Return a copy of each line that holds the string "using".

## START INFORMATION SUPPLIED

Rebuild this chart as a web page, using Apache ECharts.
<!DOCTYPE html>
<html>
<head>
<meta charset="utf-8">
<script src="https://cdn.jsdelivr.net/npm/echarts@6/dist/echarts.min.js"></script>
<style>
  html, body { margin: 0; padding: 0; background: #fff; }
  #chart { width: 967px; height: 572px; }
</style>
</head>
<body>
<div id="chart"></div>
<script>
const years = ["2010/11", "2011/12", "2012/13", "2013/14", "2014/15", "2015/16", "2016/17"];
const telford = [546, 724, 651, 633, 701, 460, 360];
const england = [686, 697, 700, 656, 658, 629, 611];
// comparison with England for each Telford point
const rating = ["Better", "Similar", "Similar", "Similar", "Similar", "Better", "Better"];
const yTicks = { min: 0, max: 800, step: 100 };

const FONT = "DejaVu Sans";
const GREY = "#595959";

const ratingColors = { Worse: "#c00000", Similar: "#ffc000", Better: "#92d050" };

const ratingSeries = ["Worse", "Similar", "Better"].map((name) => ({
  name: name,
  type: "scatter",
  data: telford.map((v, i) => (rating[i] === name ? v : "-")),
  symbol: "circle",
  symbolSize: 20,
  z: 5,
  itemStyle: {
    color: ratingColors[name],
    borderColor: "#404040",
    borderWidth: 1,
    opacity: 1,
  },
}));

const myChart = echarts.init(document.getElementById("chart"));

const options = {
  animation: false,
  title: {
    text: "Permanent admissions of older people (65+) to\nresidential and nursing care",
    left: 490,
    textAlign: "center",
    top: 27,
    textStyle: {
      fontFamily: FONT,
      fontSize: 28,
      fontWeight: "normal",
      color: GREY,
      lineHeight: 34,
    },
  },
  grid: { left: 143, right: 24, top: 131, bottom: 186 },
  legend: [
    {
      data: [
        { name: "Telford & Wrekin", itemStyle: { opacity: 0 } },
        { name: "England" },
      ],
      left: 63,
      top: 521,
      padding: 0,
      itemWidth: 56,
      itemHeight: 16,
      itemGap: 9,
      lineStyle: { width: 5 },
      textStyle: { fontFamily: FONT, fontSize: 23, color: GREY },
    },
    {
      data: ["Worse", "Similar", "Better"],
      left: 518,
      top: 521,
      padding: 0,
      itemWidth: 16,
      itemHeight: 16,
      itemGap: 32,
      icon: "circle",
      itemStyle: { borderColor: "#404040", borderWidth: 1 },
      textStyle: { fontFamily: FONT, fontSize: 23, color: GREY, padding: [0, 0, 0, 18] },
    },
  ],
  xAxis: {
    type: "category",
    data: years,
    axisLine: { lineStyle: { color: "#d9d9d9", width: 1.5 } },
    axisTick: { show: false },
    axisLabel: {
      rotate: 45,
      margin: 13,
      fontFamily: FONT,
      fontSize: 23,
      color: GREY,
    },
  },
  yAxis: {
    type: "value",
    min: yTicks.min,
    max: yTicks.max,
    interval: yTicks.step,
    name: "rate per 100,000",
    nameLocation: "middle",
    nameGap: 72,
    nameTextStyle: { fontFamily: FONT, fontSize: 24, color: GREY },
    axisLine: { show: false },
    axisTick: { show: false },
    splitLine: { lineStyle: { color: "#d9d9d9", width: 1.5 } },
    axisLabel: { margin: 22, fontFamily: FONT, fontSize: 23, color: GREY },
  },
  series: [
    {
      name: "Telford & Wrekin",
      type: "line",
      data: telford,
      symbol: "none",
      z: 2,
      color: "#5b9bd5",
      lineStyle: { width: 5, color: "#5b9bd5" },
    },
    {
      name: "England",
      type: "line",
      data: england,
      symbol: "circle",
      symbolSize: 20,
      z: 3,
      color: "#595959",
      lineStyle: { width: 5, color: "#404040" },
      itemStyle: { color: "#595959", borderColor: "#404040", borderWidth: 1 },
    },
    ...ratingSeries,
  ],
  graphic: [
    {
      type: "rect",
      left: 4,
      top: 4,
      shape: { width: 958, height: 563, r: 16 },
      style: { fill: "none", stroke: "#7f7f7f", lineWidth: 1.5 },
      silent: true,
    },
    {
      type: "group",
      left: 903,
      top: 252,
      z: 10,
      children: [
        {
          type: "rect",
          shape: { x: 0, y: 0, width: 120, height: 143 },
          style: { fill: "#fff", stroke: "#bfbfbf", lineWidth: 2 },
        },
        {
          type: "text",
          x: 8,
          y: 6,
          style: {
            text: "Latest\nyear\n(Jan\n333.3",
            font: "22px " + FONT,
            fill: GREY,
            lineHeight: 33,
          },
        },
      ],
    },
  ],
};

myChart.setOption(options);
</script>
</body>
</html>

## END INFORMATION SUPPLIED
## START INFORMATION SUPPLIED

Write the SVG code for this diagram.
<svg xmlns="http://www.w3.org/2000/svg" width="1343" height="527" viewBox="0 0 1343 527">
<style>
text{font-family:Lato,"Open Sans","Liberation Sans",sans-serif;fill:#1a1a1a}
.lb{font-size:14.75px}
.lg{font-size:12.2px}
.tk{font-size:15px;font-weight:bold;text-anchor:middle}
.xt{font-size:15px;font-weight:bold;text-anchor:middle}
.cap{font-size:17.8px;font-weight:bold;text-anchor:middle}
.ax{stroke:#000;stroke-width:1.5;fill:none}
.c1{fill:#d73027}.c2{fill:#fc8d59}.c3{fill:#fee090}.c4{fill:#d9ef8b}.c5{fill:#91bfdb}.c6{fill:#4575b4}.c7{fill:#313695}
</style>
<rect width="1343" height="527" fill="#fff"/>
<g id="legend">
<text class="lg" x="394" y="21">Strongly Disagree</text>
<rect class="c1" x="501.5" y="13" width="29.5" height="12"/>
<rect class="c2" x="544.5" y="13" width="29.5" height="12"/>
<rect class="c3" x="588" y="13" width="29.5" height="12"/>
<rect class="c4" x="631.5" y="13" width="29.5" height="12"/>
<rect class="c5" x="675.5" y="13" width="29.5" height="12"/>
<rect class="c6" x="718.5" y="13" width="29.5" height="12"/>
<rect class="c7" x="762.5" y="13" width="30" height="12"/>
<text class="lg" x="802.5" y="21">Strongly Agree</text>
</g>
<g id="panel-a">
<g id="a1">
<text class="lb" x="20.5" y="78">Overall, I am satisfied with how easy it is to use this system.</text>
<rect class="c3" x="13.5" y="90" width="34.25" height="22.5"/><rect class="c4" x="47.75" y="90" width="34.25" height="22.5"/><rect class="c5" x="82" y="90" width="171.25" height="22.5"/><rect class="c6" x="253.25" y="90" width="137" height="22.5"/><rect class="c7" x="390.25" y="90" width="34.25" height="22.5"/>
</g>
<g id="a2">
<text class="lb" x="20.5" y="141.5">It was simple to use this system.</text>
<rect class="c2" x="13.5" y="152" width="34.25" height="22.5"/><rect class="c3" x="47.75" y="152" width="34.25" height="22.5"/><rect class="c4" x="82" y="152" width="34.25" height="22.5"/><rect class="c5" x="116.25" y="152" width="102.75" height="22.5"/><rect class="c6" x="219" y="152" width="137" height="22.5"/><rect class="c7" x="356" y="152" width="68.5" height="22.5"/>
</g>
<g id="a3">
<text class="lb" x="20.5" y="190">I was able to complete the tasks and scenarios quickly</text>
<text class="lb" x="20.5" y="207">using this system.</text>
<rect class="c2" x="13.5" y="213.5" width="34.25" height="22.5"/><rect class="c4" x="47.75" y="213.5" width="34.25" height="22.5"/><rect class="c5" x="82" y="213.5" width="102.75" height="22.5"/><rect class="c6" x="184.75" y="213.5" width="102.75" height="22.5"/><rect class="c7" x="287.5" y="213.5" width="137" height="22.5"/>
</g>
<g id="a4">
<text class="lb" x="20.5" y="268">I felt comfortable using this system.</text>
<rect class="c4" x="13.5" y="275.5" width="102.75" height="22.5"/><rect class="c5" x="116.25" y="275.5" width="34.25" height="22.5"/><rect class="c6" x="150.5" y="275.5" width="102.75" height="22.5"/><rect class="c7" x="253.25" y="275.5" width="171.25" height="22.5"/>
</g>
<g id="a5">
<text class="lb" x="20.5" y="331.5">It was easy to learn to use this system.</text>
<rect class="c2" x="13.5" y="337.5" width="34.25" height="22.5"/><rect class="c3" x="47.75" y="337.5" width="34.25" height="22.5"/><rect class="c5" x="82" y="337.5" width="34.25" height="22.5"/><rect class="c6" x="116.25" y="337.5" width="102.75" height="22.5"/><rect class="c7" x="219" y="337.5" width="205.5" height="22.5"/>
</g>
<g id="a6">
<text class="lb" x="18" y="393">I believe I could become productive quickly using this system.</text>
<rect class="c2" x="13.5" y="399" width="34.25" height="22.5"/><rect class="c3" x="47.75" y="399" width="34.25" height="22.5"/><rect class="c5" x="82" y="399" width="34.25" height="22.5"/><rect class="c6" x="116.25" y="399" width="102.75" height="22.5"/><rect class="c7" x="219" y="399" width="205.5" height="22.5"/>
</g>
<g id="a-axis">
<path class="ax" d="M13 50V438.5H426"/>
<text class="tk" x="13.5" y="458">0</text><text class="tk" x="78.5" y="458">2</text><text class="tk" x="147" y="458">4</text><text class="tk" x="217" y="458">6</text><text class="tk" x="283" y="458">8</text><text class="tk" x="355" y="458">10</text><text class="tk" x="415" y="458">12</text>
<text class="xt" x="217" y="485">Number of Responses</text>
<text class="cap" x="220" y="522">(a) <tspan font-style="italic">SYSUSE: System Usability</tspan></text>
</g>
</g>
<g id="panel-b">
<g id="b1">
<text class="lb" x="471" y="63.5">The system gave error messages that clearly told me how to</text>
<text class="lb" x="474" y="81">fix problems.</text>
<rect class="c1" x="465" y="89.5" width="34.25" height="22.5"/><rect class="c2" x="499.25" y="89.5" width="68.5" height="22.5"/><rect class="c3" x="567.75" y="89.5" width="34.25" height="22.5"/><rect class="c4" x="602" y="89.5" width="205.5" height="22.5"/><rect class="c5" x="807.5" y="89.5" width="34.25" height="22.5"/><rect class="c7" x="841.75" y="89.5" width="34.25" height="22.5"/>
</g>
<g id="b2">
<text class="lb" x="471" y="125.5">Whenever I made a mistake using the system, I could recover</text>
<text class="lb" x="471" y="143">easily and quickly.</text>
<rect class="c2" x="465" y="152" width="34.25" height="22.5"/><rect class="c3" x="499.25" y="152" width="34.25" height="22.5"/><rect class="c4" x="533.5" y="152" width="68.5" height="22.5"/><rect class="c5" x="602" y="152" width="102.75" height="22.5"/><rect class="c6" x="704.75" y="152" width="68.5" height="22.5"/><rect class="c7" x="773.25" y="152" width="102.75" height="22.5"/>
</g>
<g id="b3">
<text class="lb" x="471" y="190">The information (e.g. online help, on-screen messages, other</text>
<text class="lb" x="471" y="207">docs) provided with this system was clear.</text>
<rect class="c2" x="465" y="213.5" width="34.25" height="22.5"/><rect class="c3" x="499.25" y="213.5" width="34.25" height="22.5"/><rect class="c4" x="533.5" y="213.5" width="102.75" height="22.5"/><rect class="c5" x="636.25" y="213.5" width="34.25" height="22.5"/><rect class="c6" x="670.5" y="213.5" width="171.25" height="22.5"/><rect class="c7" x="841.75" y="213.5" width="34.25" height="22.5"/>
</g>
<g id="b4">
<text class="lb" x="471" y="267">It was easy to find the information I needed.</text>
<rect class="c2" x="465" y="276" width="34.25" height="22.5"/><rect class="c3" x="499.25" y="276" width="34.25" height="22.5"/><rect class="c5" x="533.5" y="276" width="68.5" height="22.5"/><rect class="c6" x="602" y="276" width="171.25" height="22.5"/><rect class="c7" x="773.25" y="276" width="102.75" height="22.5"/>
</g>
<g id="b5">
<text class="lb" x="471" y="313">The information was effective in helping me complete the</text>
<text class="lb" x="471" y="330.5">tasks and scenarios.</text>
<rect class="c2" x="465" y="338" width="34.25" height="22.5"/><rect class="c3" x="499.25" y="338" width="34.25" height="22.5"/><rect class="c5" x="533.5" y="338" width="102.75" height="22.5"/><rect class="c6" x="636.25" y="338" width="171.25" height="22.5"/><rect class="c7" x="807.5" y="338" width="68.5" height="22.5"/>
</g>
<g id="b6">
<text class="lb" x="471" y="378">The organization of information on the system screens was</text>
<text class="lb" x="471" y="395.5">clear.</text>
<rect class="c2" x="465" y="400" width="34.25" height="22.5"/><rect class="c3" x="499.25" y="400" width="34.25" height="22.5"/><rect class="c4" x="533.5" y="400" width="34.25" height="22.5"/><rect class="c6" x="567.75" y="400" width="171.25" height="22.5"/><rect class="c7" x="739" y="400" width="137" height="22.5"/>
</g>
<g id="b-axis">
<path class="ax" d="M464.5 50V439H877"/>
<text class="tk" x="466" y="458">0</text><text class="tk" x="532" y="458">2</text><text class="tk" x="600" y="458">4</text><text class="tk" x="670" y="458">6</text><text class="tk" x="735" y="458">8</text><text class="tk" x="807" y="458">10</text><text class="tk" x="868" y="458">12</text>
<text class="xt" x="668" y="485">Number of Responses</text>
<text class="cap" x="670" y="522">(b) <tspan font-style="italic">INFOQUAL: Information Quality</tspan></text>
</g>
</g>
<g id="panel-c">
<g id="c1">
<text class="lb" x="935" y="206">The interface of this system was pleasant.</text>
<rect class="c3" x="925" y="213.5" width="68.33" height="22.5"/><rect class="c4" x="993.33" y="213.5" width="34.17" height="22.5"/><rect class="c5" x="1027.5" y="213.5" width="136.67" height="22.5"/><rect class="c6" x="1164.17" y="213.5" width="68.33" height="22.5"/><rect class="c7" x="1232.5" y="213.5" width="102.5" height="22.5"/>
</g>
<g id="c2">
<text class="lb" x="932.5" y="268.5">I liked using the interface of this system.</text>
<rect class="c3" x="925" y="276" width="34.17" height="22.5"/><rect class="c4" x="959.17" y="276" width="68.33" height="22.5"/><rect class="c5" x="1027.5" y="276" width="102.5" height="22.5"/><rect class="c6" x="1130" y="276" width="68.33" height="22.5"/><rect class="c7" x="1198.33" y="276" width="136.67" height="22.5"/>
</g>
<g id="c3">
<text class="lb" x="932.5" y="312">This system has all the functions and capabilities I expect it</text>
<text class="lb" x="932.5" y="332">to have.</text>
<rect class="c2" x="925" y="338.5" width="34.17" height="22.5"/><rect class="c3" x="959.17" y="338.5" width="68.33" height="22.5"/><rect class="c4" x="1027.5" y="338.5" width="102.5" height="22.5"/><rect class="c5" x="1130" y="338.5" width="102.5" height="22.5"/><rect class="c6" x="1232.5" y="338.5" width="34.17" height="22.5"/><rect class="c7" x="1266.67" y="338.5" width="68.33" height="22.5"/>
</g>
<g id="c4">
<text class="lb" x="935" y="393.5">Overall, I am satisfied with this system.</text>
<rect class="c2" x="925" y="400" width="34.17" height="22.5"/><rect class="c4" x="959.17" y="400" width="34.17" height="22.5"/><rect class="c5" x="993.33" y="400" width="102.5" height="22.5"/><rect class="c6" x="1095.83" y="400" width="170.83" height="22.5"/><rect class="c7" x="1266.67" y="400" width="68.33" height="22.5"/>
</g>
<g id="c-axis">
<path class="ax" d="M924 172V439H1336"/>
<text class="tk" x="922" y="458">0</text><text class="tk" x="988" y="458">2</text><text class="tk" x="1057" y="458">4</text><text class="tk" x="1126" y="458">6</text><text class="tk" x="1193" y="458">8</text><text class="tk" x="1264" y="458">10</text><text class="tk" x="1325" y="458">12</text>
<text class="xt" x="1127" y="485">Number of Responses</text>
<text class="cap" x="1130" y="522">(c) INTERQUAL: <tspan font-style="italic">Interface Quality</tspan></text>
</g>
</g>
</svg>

## END INFORMATION SUPPLIED
## START INFORMATION SUPPLIED

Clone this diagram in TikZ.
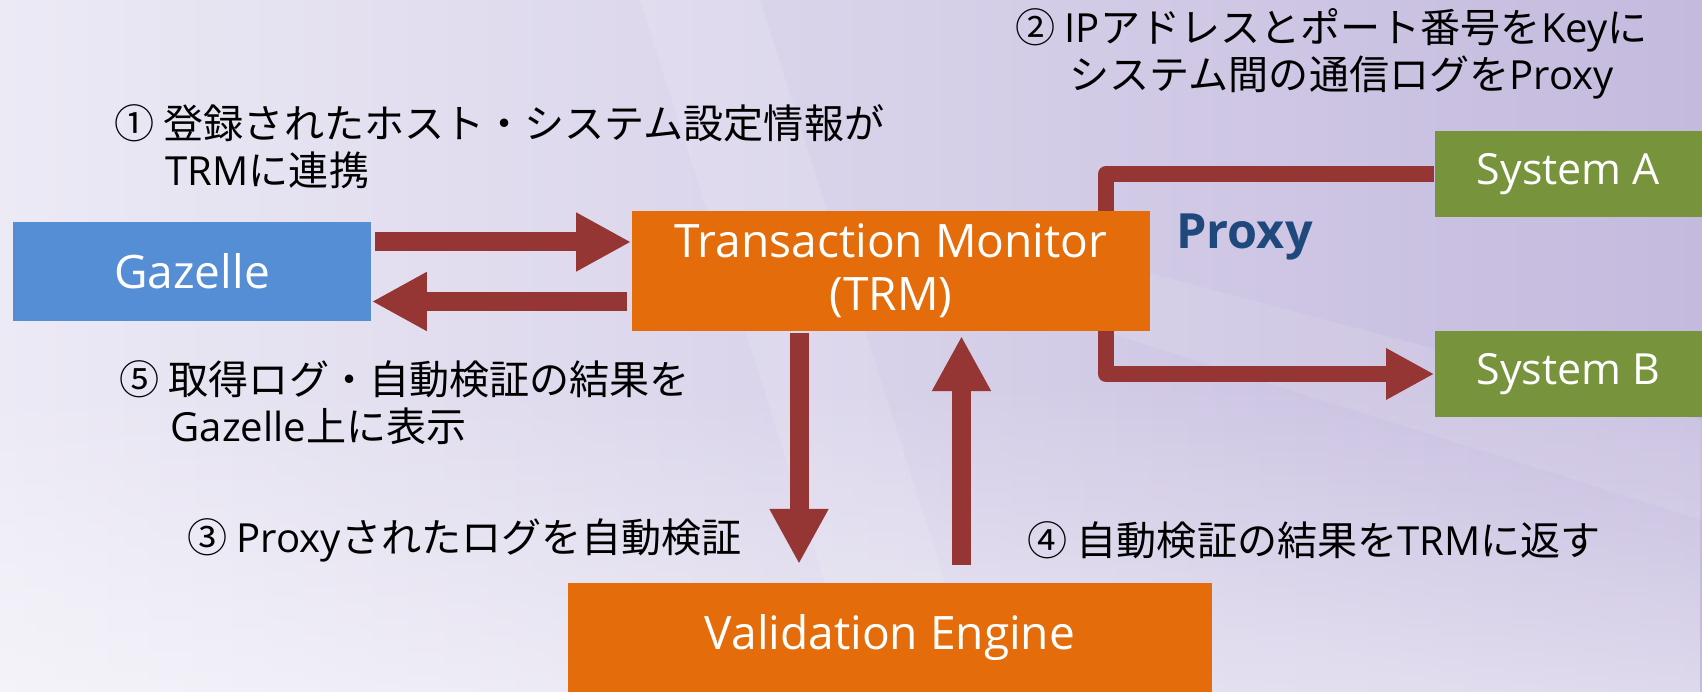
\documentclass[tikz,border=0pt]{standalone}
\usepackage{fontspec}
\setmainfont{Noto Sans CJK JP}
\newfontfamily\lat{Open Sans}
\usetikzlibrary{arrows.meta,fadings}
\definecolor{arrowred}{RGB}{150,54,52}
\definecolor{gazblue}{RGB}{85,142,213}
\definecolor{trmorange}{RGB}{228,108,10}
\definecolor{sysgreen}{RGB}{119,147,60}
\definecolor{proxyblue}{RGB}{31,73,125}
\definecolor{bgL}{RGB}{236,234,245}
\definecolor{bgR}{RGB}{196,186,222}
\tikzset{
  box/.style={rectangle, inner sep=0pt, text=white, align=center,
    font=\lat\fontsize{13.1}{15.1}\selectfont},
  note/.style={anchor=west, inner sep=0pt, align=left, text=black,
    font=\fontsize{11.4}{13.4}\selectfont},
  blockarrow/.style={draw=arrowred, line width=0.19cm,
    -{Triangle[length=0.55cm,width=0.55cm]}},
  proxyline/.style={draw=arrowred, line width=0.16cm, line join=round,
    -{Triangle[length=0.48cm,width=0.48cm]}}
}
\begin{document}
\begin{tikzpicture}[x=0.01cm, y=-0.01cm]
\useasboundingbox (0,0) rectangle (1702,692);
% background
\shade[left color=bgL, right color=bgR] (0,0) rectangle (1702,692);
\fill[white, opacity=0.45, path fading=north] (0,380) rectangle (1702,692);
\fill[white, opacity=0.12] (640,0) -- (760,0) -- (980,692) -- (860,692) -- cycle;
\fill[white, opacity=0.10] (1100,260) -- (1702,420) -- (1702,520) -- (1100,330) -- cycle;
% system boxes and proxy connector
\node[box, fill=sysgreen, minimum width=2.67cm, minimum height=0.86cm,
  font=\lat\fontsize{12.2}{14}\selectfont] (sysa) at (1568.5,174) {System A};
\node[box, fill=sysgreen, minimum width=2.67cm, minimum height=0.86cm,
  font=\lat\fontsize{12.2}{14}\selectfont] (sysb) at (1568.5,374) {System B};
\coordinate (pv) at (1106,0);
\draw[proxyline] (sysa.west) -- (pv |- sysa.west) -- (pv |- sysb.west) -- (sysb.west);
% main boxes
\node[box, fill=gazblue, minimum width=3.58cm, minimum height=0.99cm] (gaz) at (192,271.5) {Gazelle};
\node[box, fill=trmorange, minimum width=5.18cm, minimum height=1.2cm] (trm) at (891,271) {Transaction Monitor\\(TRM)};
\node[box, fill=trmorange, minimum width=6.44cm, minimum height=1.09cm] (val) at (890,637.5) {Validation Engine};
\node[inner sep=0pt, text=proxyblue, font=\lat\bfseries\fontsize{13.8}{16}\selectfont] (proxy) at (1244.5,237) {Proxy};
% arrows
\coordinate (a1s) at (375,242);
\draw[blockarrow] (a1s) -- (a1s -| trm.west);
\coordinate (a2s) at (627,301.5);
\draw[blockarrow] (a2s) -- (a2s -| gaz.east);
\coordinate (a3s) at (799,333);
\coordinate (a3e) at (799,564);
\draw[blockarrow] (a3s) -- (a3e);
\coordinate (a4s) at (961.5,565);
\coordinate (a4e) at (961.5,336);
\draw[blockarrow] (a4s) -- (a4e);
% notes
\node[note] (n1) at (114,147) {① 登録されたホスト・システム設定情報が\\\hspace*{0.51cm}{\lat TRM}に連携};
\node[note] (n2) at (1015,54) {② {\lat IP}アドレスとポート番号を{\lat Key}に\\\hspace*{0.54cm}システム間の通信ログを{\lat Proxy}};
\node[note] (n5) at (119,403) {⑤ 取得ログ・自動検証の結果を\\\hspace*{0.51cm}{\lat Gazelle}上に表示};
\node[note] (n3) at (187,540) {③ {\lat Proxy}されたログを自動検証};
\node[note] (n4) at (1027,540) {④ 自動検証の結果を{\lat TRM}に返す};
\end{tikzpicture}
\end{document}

## END INFORMATION SUPPLIED

WRITTEN ANSWER:
Rebuild this chart as a web page, using Apache ECharts.
<text class="lb" x="20.5" y="207">using this system.</text>
<text class="lb" x="20.5" y="268">I felt comfortable using this system.</text>
<text class="lb" x="18" y="393">I believe I could become productive quickly using this system.</text>
<text class="lb" x="471" y="125.5">Whenever I made a mistake using the system, I could recover</text>
<text class="lb" x="932.5" y="268.5">I liked using the interface of this system.</text>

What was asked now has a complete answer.